Olhe, meu amigo e minha amiga, o desânimo do Gateado. Acaba de fazer sua última campereada, repontando quase mil cabeças de gado que estão sendo transportadas em caminhões boiadeiros para outra propriedade nas Missões. O Gateado não sabe, mas pressente que, assim como a estância, ele chegou ao fim. Os cavalos mais novos foram vendidos junto com o gado, mas o Gateado ficará solito até a chegada do caminhão do frigorífico de Pelotas. Este será o último agosto do velho cavalo. A peonada, pesarosa, nem olha pra ele e, o capataz, por vezes, seca os olhos com o dorso da mão preta e calosa. 

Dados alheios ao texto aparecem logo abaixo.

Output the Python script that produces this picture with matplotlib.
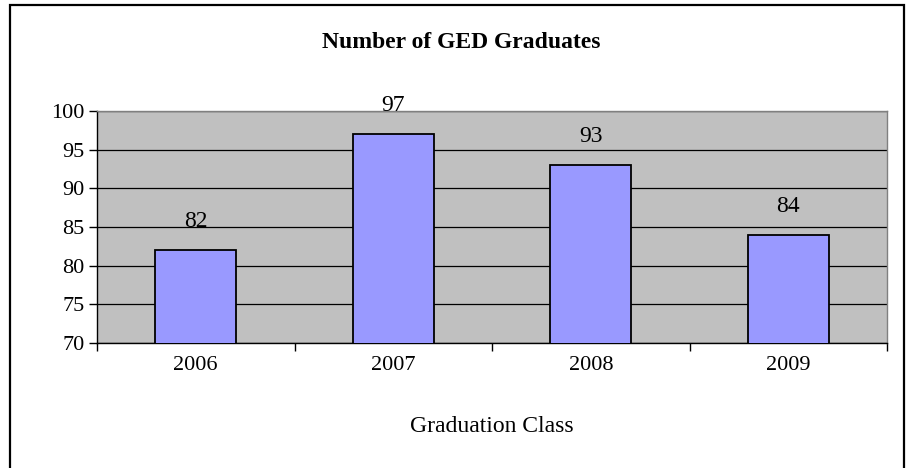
import matplotlib
matplotlib.use("Agg")
import matplotlib.pyplot as plt
from matplotlib.patches import Rectangle

#### data ####
years = ["2006", "2007", "2008", "2009"]
graduates = [82, 97, 93, 84]
y_ticks = [70, 75, 80, 85, 90, 95, 100]

#### style ####
plt.rcParams['font.family'] = ['Liberation Serif', 'DejaVu Serif']
FS = 16

W, H = 907, 468
fig = plt.figure(figsize=(W / 100, H / 100), dpi=100)
fig.patch.set_facecolor('white')

# outer chart border (bottom edge runs off the image)
fig.patches.append(Rectangle((10 / W, -0.02), 894 / W, 1.02 - 5 / H,
                             transform=fig.transFigure, fill=False,
                             edgecolor='black', linewidth=1.6))

ax = fig.add_axes([97 / W, 1 - 343 / H, 790 / W, 232 / H])
ax.set_facecolor('#C0C0C0')

x = list(range(len(years)))
ax.bar(x, graduates, width=0.41, color='#9999FF', edgecolor='black',
       linewidth=1.3, zorder=3)

for xi, v in zip(x, graduates):
    ax.annotate(str(v), (xi, v), xytext=(0, 13), textcoords='offset points',
                ha='center', va='bottom', fontsize=17, zorder=4)

ax.set_ylim(70, 100)
ax.set_xlim(-0.5, len(years) - 0.5)
ax.set_yticks(y_ticks)
ax.yaxis.grid(True, color='black', linewidth=0.9, zorder=1)
ax.set_axisbelow(True)

# category boundaries get the tick marks, labels sit at centres
ax.set_xticks([i - 0.5 for i in range(len(years) + 1)])
ax.set_xticklabels([])
ax.set_xticks(x, minor=True)
ax.set_xticklabels(years, minor=True)
ax.tick_params(axis='x', which='major', direction='out', length=6, width=1)
ax.tick_params(axis='x', which='minor', length=0, pad=9, labelsize=FS)
ax.tick_params(axis='y', direction='out', length=6, width=1, pad=3, labelsize=FS)

for s in ['left', 'bottom']:
    ax.spines[s].set_color('black')
    ax.spines[s].set_linewidth(1)
for s in ['top', 'right']:
    ax.spines[s].set_color('#808080')
    ax.spines[s].set_linewidth(1)

ax.set_xlabel('Graduation Class', fontsize=17, labelpad=30)
fig.text(461 / W, 1 - 42 / H, 'Number of GED Graduates', ha='center',
         va='center', fontsize=17, fontweight='bold')

fig.savefig('out.png', dpi=100)
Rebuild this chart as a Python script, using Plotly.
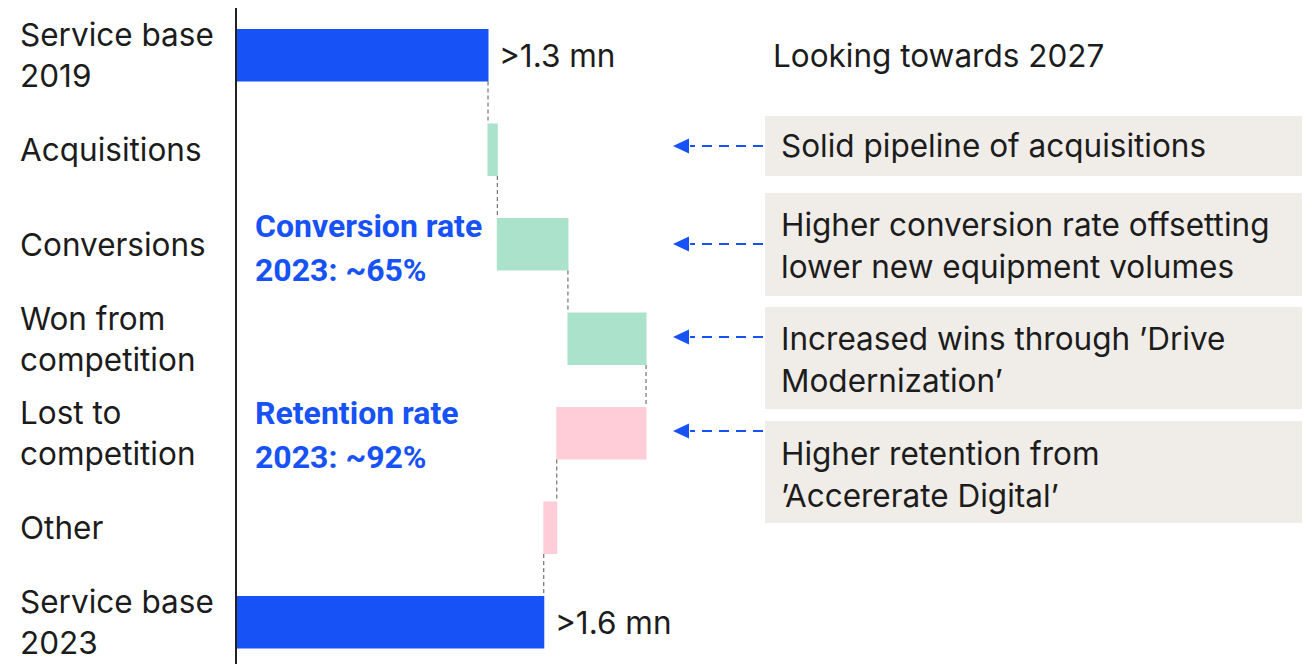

Na vida, tudo tem seu início, meio e o fim. O renomado compositor Alex Silveira, que trabalha com negócios rurais desde 1992 na região de São Gabriel, garante que a pecuária não morrerá no Rio Grande do Sul. Tomara amigo Alex, tomara. Nossa história surge com o ciclo do couro, com a chegada nessas plagas do gado vacum e dos cavalos. O gado serviu de alimento, de divisas e empurrou nossa economia quando o Estado nascia. E o cavalo serviu de transporte, foi essencial na guerra e na própria formação do gaúcho. Torcerei para que sempre berre um touro na grimpa de uma coxilha e um campeiro possa erguer a majestosa bandeira gaúcha entonado no lombo de um gateado.